WRITTEN TASK: The data below should be printed in full, exactly, and without any of its images.
#### DATASET SECTION
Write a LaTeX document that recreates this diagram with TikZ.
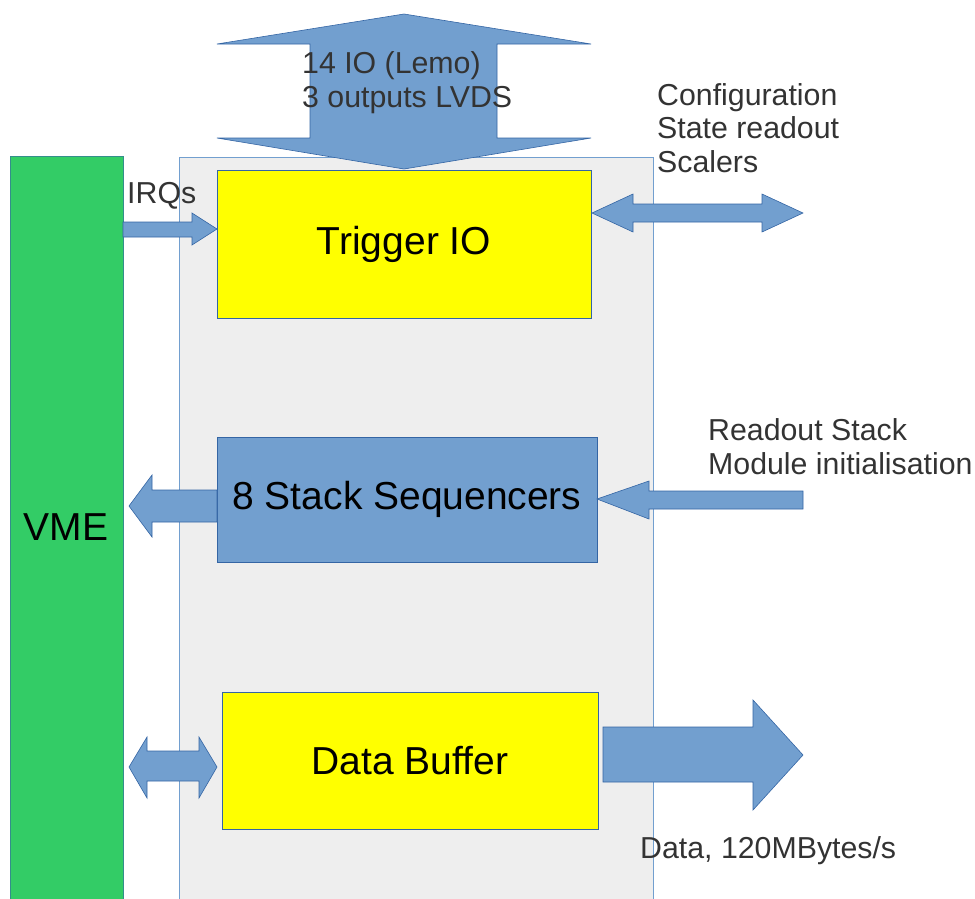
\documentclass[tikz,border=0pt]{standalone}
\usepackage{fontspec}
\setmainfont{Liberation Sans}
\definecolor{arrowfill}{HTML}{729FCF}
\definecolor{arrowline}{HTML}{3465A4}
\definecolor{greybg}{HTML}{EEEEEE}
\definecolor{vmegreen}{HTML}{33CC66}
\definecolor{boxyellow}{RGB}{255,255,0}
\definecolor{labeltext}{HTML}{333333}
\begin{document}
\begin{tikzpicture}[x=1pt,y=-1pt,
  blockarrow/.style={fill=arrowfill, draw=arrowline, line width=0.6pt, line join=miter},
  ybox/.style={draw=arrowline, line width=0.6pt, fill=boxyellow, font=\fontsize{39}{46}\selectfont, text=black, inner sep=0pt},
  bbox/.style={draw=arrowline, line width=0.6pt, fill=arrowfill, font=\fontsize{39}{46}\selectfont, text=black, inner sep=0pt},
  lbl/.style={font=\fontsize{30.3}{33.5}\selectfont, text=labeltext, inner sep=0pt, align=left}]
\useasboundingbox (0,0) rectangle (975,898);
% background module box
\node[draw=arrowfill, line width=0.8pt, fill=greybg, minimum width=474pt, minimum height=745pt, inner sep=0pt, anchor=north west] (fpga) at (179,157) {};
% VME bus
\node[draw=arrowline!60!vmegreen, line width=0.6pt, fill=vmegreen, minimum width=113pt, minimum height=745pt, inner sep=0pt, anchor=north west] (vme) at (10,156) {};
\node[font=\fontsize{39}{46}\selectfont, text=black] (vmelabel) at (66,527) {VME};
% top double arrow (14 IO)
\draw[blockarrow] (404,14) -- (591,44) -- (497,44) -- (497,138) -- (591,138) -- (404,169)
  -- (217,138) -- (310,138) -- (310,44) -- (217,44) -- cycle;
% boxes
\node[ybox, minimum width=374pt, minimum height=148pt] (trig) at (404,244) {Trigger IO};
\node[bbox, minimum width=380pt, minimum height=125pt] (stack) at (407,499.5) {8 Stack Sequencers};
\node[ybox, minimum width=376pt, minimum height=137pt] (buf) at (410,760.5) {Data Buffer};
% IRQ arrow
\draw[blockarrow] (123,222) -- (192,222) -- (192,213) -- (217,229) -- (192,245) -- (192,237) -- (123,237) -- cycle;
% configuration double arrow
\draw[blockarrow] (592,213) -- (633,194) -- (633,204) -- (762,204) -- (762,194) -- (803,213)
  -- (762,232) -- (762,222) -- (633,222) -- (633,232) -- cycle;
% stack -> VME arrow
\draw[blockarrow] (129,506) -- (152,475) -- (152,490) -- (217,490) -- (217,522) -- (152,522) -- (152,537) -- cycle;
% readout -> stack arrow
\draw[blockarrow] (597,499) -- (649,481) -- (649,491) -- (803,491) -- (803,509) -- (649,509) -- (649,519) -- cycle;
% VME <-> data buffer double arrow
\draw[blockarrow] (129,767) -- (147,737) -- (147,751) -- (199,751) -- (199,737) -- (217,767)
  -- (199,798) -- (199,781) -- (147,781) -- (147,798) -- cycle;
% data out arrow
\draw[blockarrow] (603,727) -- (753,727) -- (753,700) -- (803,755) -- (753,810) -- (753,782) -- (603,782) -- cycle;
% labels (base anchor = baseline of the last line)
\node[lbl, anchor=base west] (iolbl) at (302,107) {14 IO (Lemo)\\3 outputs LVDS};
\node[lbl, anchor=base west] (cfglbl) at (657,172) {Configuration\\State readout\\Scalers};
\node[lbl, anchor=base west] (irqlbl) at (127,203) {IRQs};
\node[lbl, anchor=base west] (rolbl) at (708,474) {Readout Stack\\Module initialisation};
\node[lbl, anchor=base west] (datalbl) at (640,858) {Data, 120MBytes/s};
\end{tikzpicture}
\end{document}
########
THE COMPLETED TASK:
Write a LaTeX document that recreates this diagram with TikZ.
\documentclass[tikz,border=0pt]{standalone}
\usepackage{fontspec}
\setmainfont{Liberation Sans}
\definecolor{arrowfill}{HTML}{729FCF}
\definecolor{arrowline}{HTML}{3465A4}
\definecolor{greybg}{HTML}{EEEEEE}
\definecolor{vmegreen}{HTML}{33CC66}
\definecolor{boxyellow}{RGB}{255,255,0}
\definecolor{labeltext}{HTML}{333333}
\begin{document}
\begin{tikzpicture}[x=1pt,y=-1pt,
  blockarrow/.style={fill=arrowfill, draw=arrowline, line width=0.6pt, line join=miter},
  ybox/.style={draw=arrowline, line width=0.6pt, fill=boxyellow, font=\fontsize{39}{46}\selectfont, text=black, inner sep=0pt},
  bbox/.style={draw=arrowline, line width=0.6pt, fill=arrowfill, font=\fontsize{39}{46}\selectfont, text=black, inner sep=0pt},
  lbl/.style={font=\fontsize{30.3}{33.5}\selectfont, text=labeltext, inner sep=0pt, align=left}]
\useasboundingbox (0,0) rectangle (975,898);
% background module box
\node[draw=arrowfill, line width=0.8pt, fill=greybg, minimum width=474pt, minimum height=745pt, inner sep=0pt, anchor=north west] (fpga) at (179,157) {};
% VME bus
\node[draw=arrowline!60!vmegreen, line width=0.6pt, fill=vmegreen, minimum width=113pt, minimum height=745pt, inner sep=0pt, anchor=north west] (vme) at (10,156) {};
\node[font=\fontsize{39}{46}\selectfont, text=black] (vmelabel) at (66,527) {VME};
% top double arrow (14 IO)
\draw[blockarrow] (404,14) -- (591,44) -- (497,44) -- (497,138) -- (591,138) -- (404,169)
  -- (217,138) -- (310,138) -- (310,44) -- (217,44) -- cycle;
% boxes
\node[ybox, minimum width=374pt, minimum height=148pt] (trig) at (404,244) {Trigger IO};
\node[bbox, minimum width=380pt, minimum height=125pt] (stack) at (407,499.5) {8 Stack Sequencers};
\node[ybox, minimum width=376pt, minimum height=137pt] (buf) at (410,760.5) {Data Buffer};
% IRQ arrow
\draw[blockarrow] (123,222) -- (192,222) -- (192,213) -- (217,229) -- (192,245) -- (192,237) -- (123,237) -- cycle;
% configuration double arrow
\draw[blockarrow] (592,213) -- (633,194) -- (633,204) -- (762,204) -- (762,194) -- (803,213)
  -- (762,232) -- (762,222) -- (633,222) -- (633,232) -- cycle;
% stack -> VME arrow
\draw[blockarrow] (129,506) -- (152,475) -- (152,490) -- (217,490) -- (217,522) -- (152,522) -- (152,537) -- cycle;
% readout -> stack arrow
\draw[blockarrow] (597,499) -- (649,481) -- (649,491) -- (803,491) -- (803,509) -- (649,509) -- (649,519) -- cycle;
% VME <-> data buffer double arrow
\draw[blockarrow] (129,767) -- (147,737) -- (147,751) -- (199,751) -- (199,737) -- (217,767)
  -- (199,798) -- (199,781) -- (147,781) -- (147,798) -- cycle;
% data out arrow
\draw[blockarrow] (603,727) -- (753,727) -- (753,700) -- (803,755) -- (753,810) -- (753,782) -- (603,782) -- cycle;
% labels (base anchor = baseline of the last line)
\node[lbl, anchor=base west] (iolbl) at (302,107) {14 IO (Lemo)\\3 outputs LVDS};
\node[lbl, anchor=base west] (cfglbl) at (657,172) {Configuration\\State readout\\Scalers};
\node[lbl, anchor=base west] (irqlbl) at (127,203) {IRQs};
\node[lbl, anchor=base west] (rolbl) at (708,474) {Readout Stack\\Module initialisation};
\node[lbl, anchor=base west] (datalbl) at (640,858) {Data, 120MBytes/s};
\end{tikzpicture}
\end{document}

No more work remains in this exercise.